Zero Trust principles strengthen this approach by providing a clear framework. Verifying explicitly, assuming breach, and enforcing least privilege complement shift-left practices perfectly. For a deeper look at why Zero Trust matters, see our earlier article on the topic.
Build trust and relationships
Formal processes matter, but informal connections are just as important. Security and delivery should know each other as colleagues, not only as names in a ticketing system.
Relationship-building strategies:
- Shared communication channels for quick questions and updates
- Cross-functional coffee chats and lunch-and-learns
- Joint incident response where both teams participate in post-mortems
- Shared success metrics that align both teams toward common goals

Security and delivery should know each other as colleagues, not only as names in a ticketing system.
The contrast with another organization is stark. While there was communication between security and delivery teams, there was little understanding on either side about policy context or business needs. Security remained unbending in their requirements, while delivery grew increasingly frustrated with the process. Rather than collaboration, the workflow consisted of large security scans being conducted and results thrown back to the delivery team to remediate without guidance or context. Releases happen only once or twice a year, frustrating both staff and users. This shows how security can either enable progress when engaged collaboratively, or stifle it when reduced to a compliance checkbox.
Share accountability
Security cannot rest solely on one team. Shared accountability spreads responsibility across the organization while empowering teams to make secure decisions independently.
Implementation approaches:
- Security training integrated into developer onboarding
- Shared dashboards showing security metrics alongside delivery metrics
- Cross-functional KPIs that measure collaborative success
- Automation that reduces manual security review burden
- Clear escalation paths for when teams need expert security guidance

Getting started
Ready to improve security-delivery collaboration in your organization? Here are four implementation tips to set yourself up for success:
- Start small and build momentum: Pick one practice from the list above and implement it consistently for a month before adding more. Success breeds success.
- Get executive alignment: Ensure leadership from both security and delivery are committed to the change. Without top-down support, initiatives often stall when the first conflict arises.
- Focus on relationship-building over process: Tools and frameworks matter, but informal connections and mutual understanding drive lasting change. Invest in the human side first.

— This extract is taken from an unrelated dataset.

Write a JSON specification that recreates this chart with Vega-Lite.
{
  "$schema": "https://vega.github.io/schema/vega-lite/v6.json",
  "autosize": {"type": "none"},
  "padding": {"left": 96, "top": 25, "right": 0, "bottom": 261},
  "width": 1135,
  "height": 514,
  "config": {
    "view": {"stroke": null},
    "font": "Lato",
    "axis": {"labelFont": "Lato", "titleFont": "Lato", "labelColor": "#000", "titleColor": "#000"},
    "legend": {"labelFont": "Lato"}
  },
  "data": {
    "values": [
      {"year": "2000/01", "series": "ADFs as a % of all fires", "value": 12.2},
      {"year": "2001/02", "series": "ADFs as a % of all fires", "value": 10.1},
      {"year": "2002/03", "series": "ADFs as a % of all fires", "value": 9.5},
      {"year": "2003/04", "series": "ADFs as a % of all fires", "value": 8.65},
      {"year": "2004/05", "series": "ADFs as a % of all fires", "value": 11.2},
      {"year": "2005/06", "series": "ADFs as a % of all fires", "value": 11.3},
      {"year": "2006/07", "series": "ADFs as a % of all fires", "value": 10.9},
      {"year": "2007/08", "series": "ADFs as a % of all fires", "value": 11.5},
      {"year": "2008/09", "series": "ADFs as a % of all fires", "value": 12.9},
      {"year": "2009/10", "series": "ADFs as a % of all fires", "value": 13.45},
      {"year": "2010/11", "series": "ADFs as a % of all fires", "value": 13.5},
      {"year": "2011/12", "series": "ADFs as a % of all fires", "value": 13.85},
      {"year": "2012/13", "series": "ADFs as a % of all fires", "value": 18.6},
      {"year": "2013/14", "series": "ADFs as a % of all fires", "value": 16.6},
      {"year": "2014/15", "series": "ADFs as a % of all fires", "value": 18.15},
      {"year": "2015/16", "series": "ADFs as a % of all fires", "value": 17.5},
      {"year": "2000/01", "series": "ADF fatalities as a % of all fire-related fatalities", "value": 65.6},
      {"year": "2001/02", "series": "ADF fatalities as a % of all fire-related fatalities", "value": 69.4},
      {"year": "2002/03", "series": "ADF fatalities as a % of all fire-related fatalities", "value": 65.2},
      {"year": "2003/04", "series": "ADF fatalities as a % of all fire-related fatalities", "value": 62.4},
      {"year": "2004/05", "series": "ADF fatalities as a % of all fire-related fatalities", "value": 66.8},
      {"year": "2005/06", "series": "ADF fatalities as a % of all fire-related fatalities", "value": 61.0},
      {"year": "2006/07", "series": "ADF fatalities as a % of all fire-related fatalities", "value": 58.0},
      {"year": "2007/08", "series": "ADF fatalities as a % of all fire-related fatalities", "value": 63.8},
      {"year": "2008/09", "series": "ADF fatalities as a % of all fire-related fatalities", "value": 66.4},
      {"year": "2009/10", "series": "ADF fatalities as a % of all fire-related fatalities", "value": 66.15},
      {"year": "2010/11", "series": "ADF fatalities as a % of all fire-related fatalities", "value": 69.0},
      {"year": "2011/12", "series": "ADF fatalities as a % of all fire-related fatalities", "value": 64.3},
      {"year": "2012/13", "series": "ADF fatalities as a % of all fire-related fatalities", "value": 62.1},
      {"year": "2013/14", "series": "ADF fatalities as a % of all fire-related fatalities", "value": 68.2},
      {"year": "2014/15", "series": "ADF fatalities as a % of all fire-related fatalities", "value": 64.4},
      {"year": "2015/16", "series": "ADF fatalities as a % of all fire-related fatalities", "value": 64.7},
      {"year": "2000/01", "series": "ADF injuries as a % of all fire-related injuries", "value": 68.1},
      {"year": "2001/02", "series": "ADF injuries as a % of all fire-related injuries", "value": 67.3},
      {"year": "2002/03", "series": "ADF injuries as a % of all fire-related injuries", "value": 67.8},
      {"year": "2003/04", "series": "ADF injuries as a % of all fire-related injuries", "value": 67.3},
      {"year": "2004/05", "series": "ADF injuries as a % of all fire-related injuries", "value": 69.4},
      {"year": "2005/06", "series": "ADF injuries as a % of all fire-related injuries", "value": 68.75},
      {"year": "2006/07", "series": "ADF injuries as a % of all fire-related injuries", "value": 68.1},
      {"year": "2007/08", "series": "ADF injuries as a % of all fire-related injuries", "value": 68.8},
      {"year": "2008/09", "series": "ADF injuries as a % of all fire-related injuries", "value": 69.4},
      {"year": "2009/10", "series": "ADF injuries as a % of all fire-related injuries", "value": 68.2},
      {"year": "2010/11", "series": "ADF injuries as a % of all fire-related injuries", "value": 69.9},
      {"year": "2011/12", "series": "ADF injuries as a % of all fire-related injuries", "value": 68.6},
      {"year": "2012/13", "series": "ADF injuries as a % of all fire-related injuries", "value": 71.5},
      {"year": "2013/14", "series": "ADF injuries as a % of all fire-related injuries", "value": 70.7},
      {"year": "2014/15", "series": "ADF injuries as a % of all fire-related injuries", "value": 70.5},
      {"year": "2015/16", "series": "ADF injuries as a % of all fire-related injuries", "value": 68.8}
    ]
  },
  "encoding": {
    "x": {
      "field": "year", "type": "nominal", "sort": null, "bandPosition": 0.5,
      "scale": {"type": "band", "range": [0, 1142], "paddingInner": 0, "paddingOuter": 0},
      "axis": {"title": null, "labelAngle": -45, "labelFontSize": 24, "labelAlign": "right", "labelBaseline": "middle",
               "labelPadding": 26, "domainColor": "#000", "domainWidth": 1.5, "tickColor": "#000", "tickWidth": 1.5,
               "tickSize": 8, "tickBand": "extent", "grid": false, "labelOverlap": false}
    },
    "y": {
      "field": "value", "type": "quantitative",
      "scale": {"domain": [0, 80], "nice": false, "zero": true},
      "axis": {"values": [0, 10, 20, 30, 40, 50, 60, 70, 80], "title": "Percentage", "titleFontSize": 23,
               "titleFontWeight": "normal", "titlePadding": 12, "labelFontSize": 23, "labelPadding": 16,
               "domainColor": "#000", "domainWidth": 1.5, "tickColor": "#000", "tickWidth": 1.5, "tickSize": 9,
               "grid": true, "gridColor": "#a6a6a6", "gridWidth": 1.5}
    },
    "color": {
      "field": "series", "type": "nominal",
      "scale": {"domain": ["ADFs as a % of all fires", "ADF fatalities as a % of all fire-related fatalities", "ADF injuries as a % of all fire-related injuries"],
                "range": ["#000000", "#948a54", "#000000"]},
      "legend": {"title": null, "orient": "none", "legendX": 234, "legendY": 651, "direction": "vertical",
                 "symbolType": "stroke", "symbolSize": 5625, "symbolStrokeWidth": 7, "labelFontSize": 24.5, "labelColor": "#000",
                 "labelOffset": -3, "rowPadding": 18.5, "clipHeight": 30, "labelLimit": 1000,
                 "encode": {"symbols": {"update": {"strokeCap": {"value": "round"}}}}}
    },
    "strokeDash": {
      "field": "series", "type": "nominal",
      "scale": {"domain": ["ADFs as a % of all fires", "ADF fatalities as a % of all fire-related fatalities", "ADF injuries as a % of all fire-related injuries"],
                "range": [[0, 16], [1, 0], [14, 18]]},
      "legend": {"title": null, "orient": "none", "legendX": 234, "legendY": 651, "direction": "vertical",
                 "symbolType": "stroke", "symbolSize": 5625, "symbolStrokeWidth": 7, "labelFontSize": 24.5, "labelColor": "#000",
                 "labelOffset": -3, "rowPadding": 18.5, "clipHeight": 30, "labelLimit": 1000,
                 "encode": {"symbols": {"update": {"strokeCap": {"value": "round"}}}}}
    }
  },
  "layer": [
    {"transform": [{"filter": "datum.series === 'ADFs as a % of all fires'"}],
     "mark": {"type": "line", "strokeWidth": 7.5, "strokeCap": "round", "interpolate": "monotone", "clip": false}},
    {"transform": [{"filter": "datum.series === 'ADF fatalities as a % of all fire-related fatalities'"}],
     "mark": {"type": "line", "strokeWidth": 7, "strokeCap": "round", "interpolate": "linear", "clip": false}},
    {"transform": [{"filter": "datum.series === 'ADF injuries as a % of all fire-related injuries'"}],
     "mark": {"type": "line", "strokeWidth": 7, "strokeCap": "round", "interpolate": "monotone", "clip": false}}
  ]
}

- Measure what matters: Track collaborative behaviours (like joint planning sessions held, cross-team conversations, shared decision-making) rather than just final outcomes. These activities predict success and give you early signals about what’s working.
The mindset shift
Security and delivery will always have different mandates, but they do not need to work at cross purposes. By embedding security into delivery processes, fostering open communication, and building trust, organizations can replace tension with partnership.
The goal is not for delivery to get its way, nor for security to dominate. The goal is to enable the organization to innovate securely, delivering solutions that are both resilient and user-centered.

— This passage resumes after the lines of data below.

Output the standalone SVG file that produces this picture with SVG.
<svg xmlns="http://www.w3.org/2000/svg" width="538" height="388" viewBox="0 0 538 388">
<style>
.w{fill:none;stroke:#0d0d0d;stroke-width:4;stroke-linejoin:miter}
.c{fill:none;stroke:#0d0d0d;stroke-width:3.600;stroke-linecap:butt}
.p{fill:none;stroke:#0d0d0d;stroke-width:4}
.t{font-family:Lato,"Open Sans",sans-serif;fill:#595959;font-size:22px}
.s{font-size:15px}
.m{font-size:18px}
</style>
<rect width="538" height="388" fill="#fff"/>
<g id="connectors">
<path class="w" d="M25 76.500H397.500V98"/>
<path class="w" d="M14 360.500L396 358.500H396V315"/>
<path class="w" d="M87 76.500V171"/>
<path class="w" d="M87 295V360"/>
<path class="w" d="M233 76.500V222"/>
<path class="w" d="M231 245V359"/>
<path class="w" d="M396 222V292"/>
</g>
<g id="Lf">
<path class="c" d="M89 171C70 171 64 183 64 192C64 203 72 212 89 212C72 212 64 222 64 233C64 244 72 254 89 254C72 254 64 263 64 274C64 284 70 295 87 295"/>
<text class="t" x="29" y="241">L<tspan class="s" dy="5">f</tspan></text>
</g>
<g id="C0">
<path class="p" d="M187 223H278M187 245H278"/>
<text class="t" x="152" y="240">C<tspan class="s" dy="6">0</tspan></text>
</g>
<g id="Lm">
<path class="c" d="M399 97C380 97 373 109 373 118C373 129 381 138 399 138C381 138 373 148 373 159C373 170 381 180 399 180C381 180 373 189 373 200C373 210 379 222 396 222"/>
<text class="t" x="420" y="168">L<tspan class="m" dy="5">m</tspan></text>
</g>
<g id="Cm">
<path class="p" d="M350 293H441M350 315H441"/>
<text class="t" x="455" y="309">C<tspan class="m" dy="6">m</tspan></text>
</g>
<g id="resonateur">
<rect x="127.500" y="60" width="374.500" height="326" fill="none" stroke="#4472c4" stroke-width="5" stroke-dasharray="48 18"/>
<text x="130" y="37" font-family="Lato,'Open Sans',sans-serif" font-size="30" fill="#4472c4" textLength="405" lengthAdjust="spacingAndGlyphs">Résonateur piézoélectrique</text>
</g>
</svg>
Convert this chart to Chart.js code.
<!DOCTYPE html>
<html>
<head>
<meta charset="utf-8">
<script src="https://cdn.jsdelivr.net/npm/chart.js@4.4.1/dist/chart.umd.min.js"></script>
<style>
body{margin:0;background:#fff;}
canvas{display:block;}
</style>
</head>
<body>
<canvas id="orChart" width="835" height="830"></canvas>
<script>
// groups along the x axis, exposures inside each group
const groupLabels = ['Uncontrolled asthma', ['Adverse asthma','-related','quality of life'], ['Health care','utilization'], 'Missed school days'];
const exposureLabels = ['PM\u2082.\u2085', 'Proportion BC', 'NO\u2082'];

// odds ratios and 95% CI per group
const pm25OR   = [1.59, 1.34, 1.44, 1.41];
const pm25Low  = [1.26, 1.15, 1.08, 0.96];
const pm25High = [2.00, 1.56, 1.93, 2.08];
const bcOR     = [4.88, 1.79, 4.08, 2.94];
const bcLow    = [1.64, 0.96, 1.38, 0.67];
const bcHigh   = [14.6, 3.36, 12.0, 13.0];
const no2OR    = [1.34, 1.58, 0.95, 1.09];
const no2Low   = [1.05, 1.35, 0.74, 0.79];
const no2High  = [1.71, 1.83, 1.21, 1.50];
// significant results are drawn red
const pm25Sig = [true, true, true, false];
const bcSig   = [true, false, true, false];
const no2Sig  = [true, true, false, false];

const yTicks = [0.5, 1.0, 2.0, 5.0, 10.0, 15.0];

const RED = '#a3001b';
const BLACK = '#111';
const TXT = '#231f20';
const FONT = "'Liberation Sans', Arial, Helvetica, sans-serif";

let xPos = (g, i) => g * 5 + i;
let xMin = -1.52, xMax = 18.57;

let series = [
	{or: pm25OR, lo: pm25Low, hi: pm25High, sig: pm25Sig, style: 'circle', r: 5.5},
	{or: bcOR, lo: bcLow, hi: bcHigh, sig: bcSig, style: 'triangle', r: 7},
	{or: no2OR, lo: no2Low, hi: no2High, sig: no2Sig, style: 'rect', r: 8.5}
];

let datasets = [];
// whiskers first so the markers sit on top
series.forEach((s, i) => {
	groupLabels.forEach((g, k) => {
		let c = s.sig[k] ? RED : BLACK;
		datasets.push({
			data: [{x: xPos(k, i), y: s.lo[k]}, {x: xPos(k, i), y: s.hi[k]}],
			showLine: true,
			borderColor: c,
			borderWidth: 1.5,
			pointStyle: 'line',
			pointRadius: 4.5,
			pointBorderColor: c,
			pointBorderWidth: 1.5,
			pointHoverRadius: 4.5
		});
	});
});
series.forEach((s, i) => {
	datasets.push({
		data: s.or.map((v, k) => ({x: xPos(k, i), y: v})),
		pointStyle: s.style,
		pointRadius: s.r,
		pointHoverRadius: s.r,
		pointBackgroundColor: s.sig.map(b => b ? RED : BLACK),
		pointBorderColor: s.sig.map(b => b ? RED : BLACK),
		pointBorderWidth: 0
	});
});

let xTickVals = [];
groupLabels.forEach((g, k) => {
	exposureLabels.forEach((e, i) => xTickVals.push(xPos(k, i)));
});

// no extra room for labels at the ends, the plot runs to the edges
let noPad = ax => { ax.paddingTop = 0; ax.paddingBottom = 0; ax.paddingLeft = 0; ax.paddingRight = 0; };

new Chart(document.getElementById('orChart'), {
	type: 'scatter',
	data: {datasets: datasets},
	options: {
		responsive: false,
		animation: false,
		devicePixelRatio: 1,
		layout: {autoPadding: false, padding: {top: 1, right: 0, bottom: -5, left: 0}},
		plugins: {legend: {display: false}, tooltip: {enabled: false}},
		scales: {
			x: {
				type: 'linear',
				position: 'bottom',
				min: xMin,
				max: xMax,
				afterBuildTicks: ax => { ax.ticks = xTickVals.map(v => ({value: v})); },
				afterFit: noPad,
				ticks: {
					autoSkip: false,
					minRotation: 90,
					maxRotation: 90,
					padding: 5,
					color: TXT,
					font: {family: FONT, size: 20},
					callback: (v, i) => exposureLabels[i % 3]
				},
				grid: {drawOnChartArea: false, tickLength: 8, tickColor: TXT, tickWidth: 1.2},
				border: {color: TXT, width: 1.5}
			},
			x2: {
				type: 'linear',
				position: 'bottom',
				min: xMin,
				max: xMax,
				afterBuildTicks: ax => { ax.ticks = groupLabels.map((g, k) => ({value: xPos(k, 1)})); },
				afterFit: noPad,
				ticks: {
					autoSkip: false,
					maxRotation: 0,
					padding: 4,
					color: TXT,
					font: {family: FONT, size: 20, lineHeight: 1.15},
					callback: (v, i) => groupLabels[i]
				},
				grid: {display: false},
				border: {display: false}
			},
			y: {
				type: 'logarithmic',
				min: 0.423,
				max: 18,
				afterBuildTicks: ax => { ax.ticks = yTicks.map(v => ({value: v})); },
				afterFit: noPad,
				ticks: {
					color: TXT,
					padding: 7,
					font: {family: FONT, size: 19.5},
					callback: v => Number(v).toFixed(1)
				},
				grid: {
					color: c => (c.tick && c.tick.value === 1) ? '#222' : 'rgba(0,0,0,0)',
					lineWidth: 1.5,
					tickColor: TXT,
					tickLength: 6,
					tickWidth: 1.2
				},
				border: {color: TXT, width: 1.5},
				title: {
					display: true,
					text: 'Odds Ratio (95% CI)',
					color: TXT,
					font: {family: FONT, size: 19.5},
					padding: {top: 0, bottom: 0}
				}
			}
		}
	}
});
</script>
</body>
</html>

For security leaders, this shift reduces compliance risk, prevents reputational damage, and makes their teams allies rather than obstacles. For delivery leads, it clears the path for faster releases, better user experiences, and sustainable innovation.
Organizations that successfully bridge this divide don’t just reduce friction—they gain competitive advantage. They ship faster, with fewer security incidents, while building the trust and resilience their users depend on. In an environment where 44% of Canadian organizations face cyber attacks annually, that’s not a nice-to-have. It’s survival.